#### [YOUR TASK]
Print word for word the first line of the listing below and every line after it, through the line with "plt.rcParams['lines.scale_dashes'] = False". Leave out the pictures and the rest.

#### [DATA SECTION]
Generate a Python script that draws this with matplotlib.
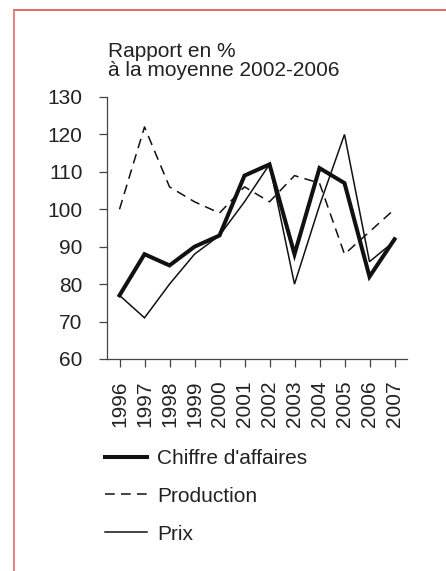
import matplotlib
matplotlib.use("Agg")
import matplotlib.pyplot as plt
from matplotlib.lines import Line2D

years = [1996, 1997, 1998, 1999, 2000, 2001, 2002, 2003, 2004, 2005, 2006, 2007]
chiffre = [77, 88, 85, 90, 93, 109, 112, 88, 111, 107, 82, 92]
production = [100, 122, 106, 102, 99, 106, 102, 109, 107, 88, 94, 100]
prix = [77, 71, 80, 88, 93, 102, 112, 80, 101, 120, 86, 91.5]
yticks = [60, 70, 80, 90, 100, 110, 120, 130]
title_lines = ["Rapport en %", "à la moyenne 2002-2006"]
labels = ["Chiffre d'affaires", "Production", "Prix"]

plt.rcParams['font.family'] = ['Liberation Sans', 'DejaVu Sans']
plt.rcParams['lines.scale_dashes'] = False

W, H = 446, 571
fig = plt.figure(figsize=(W / 100, H / 100), dpi=100)
fig.patch.set_facecolor('white')

ax = fig.add_axes([107 / W, 1 - 359 / H, 300 / W, 262 / H])
fs = 15

l1, = ax.plot(years, chiffre, color='#111111', lw=2.9, solid_joinstyle='miter')
l2, = ax.plot(years, production, color='#111111', lw=1.1, linestyle=(0, (7, 4.5)))
l3, = ax.plot(years, prix, color='#111111', lw=1.1, solid_joinstyle='miter')

ax.set_xlim(1995.5, 2007.5)
ax.set_ylim(60, 130)
ax.set_yticks(yticks)
ax.set_xticks(years)
ax.set_xticklabels([str(y) for y in years], rotation=90, fontsize=fs, color='#222222')
ax.set_yticklabels([str(v) for v in yticks], fontsize=fs, color='#222222')
ax.tick_params(axis='y', direction='out', length=5.5, width=0.9, color='#444444', pad=12)
ax.tick_params(axis='x', direction='out', length=5.5, width=0.9, color='#444444', pad=10)
for s in ['top', 'right']:
    ax.spines[s].set_visible(False)
for s in ['left', 'bottom']:
    ax.spines[s].set_color('#444444')
    ax.spines[s].set_linewidth(0.9)

fig.text(108 / W, 1 - 57 / H, title_lines[0], fontsize=fs, color='#222222', va='baseline', ha='left')
fig.text(108 / W, 1 - 76 / H, title_lines[1], fontsize=fs, color='#222222', va='baseline', ha='left')

leg = ax.legend([l1, l2, l3], labels, loc='upper left',
                bbox_to_anchor=(105 / W, 1 - 449 / H), bbox_transform=fig.transFigure,
                frameon=False, fontsize=fs, handlelength=2.0, handletextpad=0.5,
                labelspacing=0.9, borderpad=0, borderaxespad=0)
for t in leg.get_texts():
    t.set_color('#222222')

# red frame lines (decoration)
fig.add_artist(Line2D([14.5 / W, 1], [1 - 9.5 / H, 1 - 9.5 / H], transform=fig.transFigure,
                      color='#d9534f', lw=1.2))
fig.add_artist(Line2D([14.5 / W, 14.5 / W], [0, 1 - 9.5 / H], transform=fig.transFigure,
                      color='#e07070', lw=1.2))

fig.savefig('out.png', dpi=100, facecolor='white')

#### [EXERCISE OUTPUT]
Generate a Python script that draws this with matplotlib.
import matplotlib
matplotlib.use("Agg")
import matplotlib.pyplot as plt
from matplotlib.lines import Line2D

years = [1996, 1997, 1998, 1999, 2000, 2001, 2002, 2003, 2004, 2005, 2006, 2007]
chiffre = [77, 88, 85, 90, 93, 109, 112, 88, 111, 107, 82, 92]
production = [100, 122, 106, 102, 99, 106, 102, 109, 107, 88, 94, 100]
prix = [77, 71, 80, 88, 93, 102, 112, 80, 101, 120, 86, 91.5]
yticks = [60, 70, 80, 90, 100, 110, 120, 130]
title_lines = ["Rapport en %", "à la moyenne 2002-2006"]
labels = ["Chiffre d'affaires", "Production", "Prix"]

plt.rcParams['font.family'] = ['Liberation Sans', 'DejaVu Sans']
plt.rcParams['lines.scale_dashes'] = False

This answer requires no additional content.